The whole issue with your FI and his brother is a separate issue, but regarding your FSIL’s alleged jealousy, your FMIL may be the problem and not the FSIL (obviously coming from someone who doesn’t know either of their personalities). 

Even if you take what your FMIL says as the truth (and she may be twisting the truth to fit her own illusions), it sounds like FSIL isn’t bashing your wedding but wishing hers will be as nice as yours, which isn’t necessarily a bad thing. 
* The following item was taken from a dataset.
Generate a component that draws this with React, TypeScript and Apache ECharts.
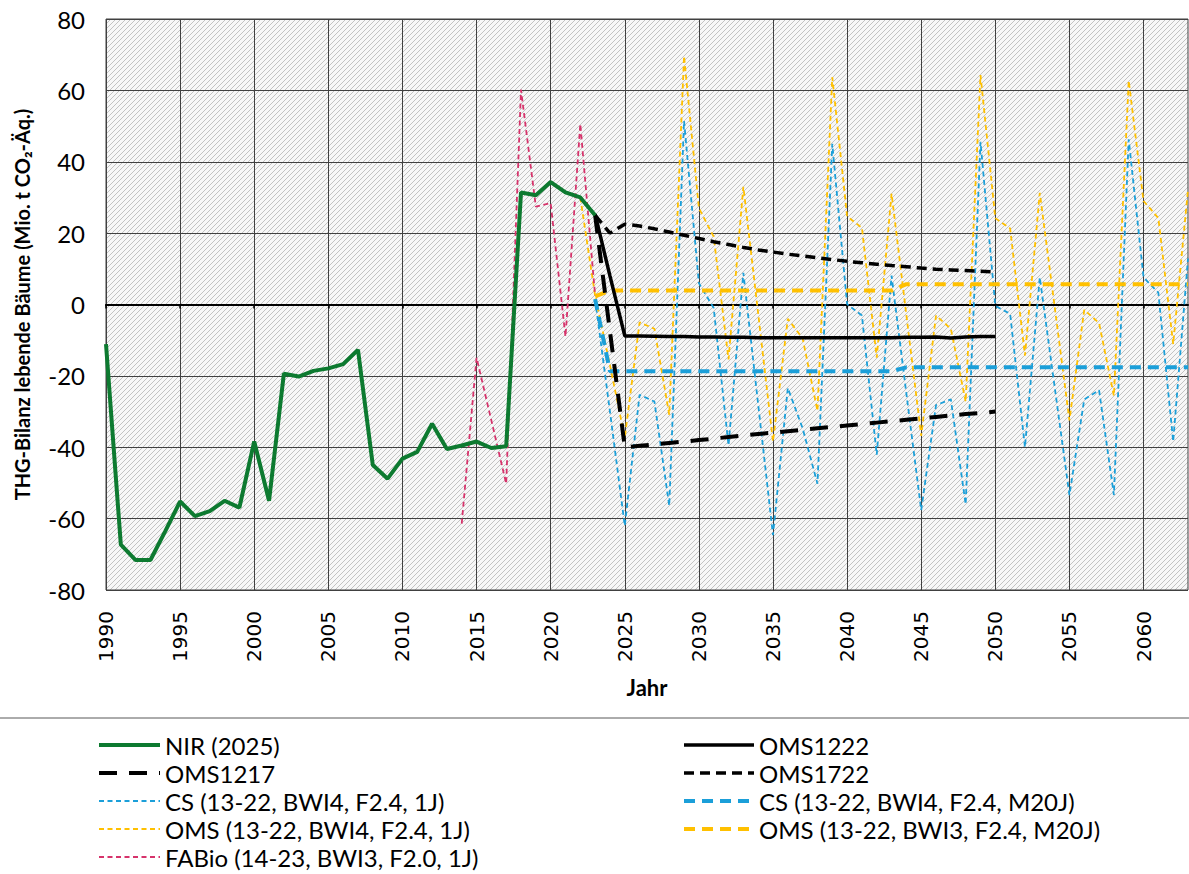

OR she is just saying things to your FMIL to get her to shut up about how great your wedding is going to be.  If FMIL is always inappropriately comparing you and FSIL when she’s talking to you, she’s probably doing the same to FSIL.  Imagine being FSIL, and being compared and always (as you say) coming out the loser. I would imagine it would make for an awkward discussion.  I mean, if my FMIL kept saying things about how great her other son’s wedding was going to be and I knew mine would never compare due to factors beyond my control, I would probably mumble some comment (in secret sarcasm) like ‘oh, um, yeah, I guess their wedding’s going to be great, I wish mine could be just as great.’  And yeah, I sure wouldn’t go out of my way to involve her with wedding planning if she’s just going to bash what I can afford or want.  The information you’re getting is second hand in this situation, and I would hesitate to completely judge her and write her off.  Yeah, your first instinct is to be hurt and that’s fine, but maybe there’s more going on than what it first appears to be.

Post # 16
Member
2 posts
Wannabee

I think that you sound like a very sweet person and I think that it is perfectly fine to have your feelings hurt.  I think that this girl also probably is just trying to say all of this stuff so that everyone knows she knows that your wedding will be better if you know what I’m saying.  I think that it is great your parents are paying and yea it stinks that they have to pay for their wedding themselves that is just the way life is sometimes.  Nobody said they had to spend themselves  into the poorhouse just to put on a wedding better than yours or one to showoff to others.  I think its very important to remember that a wedding is one day and while it is very important the most important thing is about the marriage and family that follows.  I think that maybe a little more time for being engaged would be great to save money because once they are married all they have to show for that debt is pictures and memories that could have been just as sweet without the debt.  She is obviously jealous of you and I would take this as just sad instead of feeling hurt.  She probably does not ask you to do anything because in a way she might be embarrassed or something because she obviously feels her wedding will be stupid compared to yours.  I think that you should talk to her if you don’t want a very tense time at her wedding and your own not to mention you will all be family after those two days are passed.  I am all about being honest in a loving positive way but she needs to know that she has hurt your feelings because while you are happy your parents are paying for your wedding you in no way are acting as if yours will be better.  Weddings are beautiful because of what they represent and noone should lose sight of that.  I think that you should talk to your mother in law too if it makes you uncomfortable to be compared even if you come out on top or at least just make very nice comments about your future sister in law to her.

You sound like such a sweet person and so I just hope you vent and let it all out and just get back to enjoying this time planning your wedding! And if you were going to let her read then I say go ahead and ask because there is no reason for you to become silly like they are being.  She may say no but it doesn’t hurt to ask 🙂 Hope it all works out!